Was die zweite Frage betrifft, darf ich allerdings einige kritische Elemente hinzufügen, denn sowohl was das Mediengesetz als auch was die Verfassung betrifft, haben wir in diesem Parlament massive Kritik geäußert. Sie können dem entgegenhalten, dass das Innenpolitik sei. Aber, Herr Premierminister, Sie wissen ganz genau, dass heute in Europa – das ist ja der Sinn und Zweck Europas – Innenpolitik auch europäische Politik ist und europäische Politik auch im Inneren entsprechende Auswirkungen hat. Daher ist diese Kritik von europäischer Seite auch durchaus angebracht. Sie mussten ja auch das missglückte Mediengesetz ändern, obwohl die Europäische Kommission bei der Beurteilung dieses Gesetzes sehr milde war. Was die Verfassung betrifft, so wissen Sie, dass die Venedig-Kommission nicht nur den Prozess kritisiert hat, sondern auch einige wesentliche Bestandteile dieser Verfassung. Auch der Generalsekretär der UN, Herr Ban Ki-moon, hat massive Kritik geäußert.

Herr Premierminister, Sie sagen immer, Sie wollen an das Jahr 1949 anschließen. Aber dazwischen lag auch das Jahr 1956. Als sehr junger Mensch habe ich diese Revolution in Österreich erlebt, mit ihren großen Zielsetzungen des Pluralismus, der Medienfreiheit, der Meinungsfreiheit. Es wäre gut, gerade auch an das Jahr 1956 anzuschließen, an das Jahr der großen Revolution mit diesen Freiheiten, die europäische Werte und europäische Zielsetzungen sind. Das ist nicht nur, wie Sie immer wieder – zumindest als Vorsitzender des Fidesz – sagen, eine Kritik, die die Sozialisten an Ihrer Regierung üben. Sie waren selbst dabei, als im ungarischen Parlament vor wenigen Tagen Hillary Clinton bei einer Veranstaltung zu Ehren von Tom Lantos, einem hervorragenden ungarischstämmigen amerikanischen Kongressabgeordneten, sehr kritische Worte gefunden hat. Hillary Clinton hat, so wie viele andere auch aus Ihrem eigenen Land, zur Wachsamkeit aufgerufen, was die demokratische Entwicklung betrifft. Wir alle müssen wachsam sein, nicht nur in Ungarn, aber angesichts der Entwicklung besonders in Ungarn.

Ja, Sie haben eine 2/3-Mehrheit. Mit der können Sie theoretisch machen, was Sie wollen.

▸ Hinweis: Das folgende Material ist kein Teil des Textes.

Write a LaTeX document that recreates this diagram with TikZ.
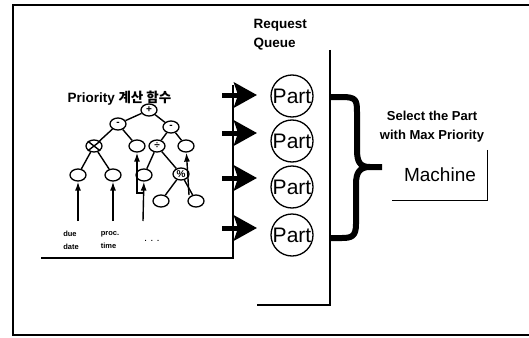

Aber in einer Demokratie nach europäischem Muster zählt auch, was die Kritiker sagen, was die Opposition sagt, und nicht nur, was die 2/3-Mehrheit sagt.

Herr Premierminister, Sie haben sich hier bei der Europäischen Volkspartei bedankt – und nur bei der Europäischen Volkspartei. Das ist Ihr gutes Recht, obwohl es das erste Mal ist, dass sich nach den vielen Präsidentschaften, die ich erlebt habe, eine Präsidentschaft nur bei einer, bei ihrer Partei bedankt. Aber zu einer Demokratie gehören nicht nur diejenigen, die einen unterstützen, sondern auch diejenigen, die Kritik üben. Das ist jedenfalls das, was wir unter europäischer Demokratie verstehen. Ich würde mir wünschen, dass Sie sich den Zielsetzungen des Pluralismus, der Medien- und Meinungsfreiheit etwas nähern. So, wie es der große Ungar Tom Lantos auch in Amerika und in Ungarn zum Ausdruck gebracht hat, wäre es richtig und wichtig, gerade auch angesichts der europäischen Verantwortung, ja zu sagen zum Pluralismus, zur Medienfreiheit, zur Meinungsfreiheit und ja auch zur Kritik, denn die Kritik gehört zur Demokratie genauso wie jene, die Sie unterstützen, ob mit einer 2/3-Mehrheit oder nicht. Mehrheiten sind dazu da, ausgenutzt zu werden, aber auch auf die Gegner und die Kritiker Rücksicht zu nehmen. Das jedenfalls ist unser Verständnis von europäischer Demokratie.